One of the quirky delights of the era of Late Liberalism is watching Immigration, Refugees and Citizenship Minister Marc Miller play the hard-nosed mafia “cleaner” trying to create a semblance of order after a decade of flawed Liberal immigration policy. Miller has now been handed a case of high political temperature with the July arrests of accused father-and-son terrorists from Toronto who were supposedly preparing a murder rampage. The father, who obtained Canadian citizenship sometime after 2015, has been identified as having a documented background as a torturer for ISIS; the son is not a citizen.

Yesterday Miller faced press questions about the case, and you’ve got to give the man credit for doing that while he handles what has become perhaps the toughest, stinkiest job in the federal cabinet. The minister described himself as “disgusted” at the possibility that somebody had taken a very short path from ISIS to O Canada. But he’s “going to get to the bottom” of what happened in his bureaucratic fiefdom, and he added an inherently controversial sentence: “I’m also going to take the next step, which is to start the preliminary work with the evidence at hand to look at whether the individual in question’s citizenship should be revoked.”

You will notice there’s no “by me” at the end of Miller’s remark. Canadian citizenship is difficult to revoke — impossible, in fact, for those who are citizens of no other country, lest they be rendered stateless. But since 1977 it has been possible for dual or multiple citizens who acquired Canadian citizenship during their lives on the grounds that they acquired it by fraud — a provision that has in the past been applied to perpetrators of Nazi war crimes.

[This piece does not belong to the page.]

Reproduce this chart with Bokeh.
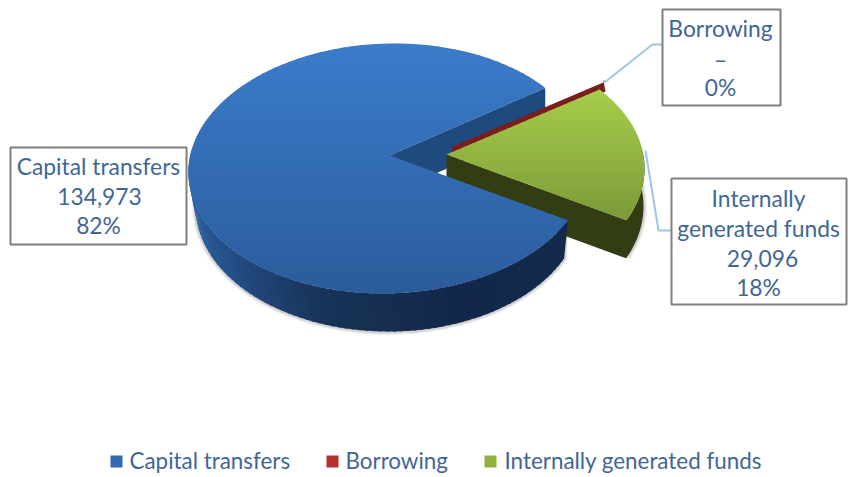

There is a period of exception, of course, which requires us to look back at the time of Late Conservatism. In 2015 the Harper government amended the Citizenship Act to strengthen the immigration minister’s power to revoke citizenship, adding new national security grounds to the law. Under the amendments, a dual citizen could have Canadian citizenship withdrawn by ministerial order after being convicted — even by a foreign court — of treason, espionage or terrorism offences, including ones committed as a Canadian citizen.

The right of appeal from the minister was circumscribed severely in the statute. Overall, the amendments were identified as a dramatic step in the direction of making citizenship impermanent for recent immigrants, and arguably toward reviving the concept of exile as an administrative punishment.

As those of you with functioning political memories will recall, Stephen Harper’s changes to the law became the subject of hot controversy, creating sparks at a Munk Debate showdown when Liberal rival Justin Trudeau insisted that “A Canadian is a Canadian is a Canadian.” Citizenship, Trudeau insisted, must never have a conditional character. Whatever you make of that axiom, Trudeau’s victorious Liberals threw the Harper national security provisions out of the Citizenship Act.

The new government preserved the state’s pre-2015 right to cancel citizenship for “false representation or fraud” in an application, but it added a proviso for appeal by right to the Federal Court. This means that today’s immigration minister initiates the process for revocation, if he can find evidence of falsehood, but that he is no longer the ultimate decision-maker.

Miller knows all this, whether or not he is hoping you remember it. Nobody’s real concern about the latest accused Toronto terrorists is that the elder of them may have filled out a citizenship application form incorrectly, which is itself a purely speculative possibility. The minister is using the shreds of revocation powers left by (and to) his own government to give the general impression that a terrorist might lose citizenship only for terrorism. But this is a possibility that our prime minister explicitly rejected, and whose rejection he campaigned successfully on. A Canadian is a Canadian is a Canadian, even if he fought for ISIS not long before becoming a Canadian. Right?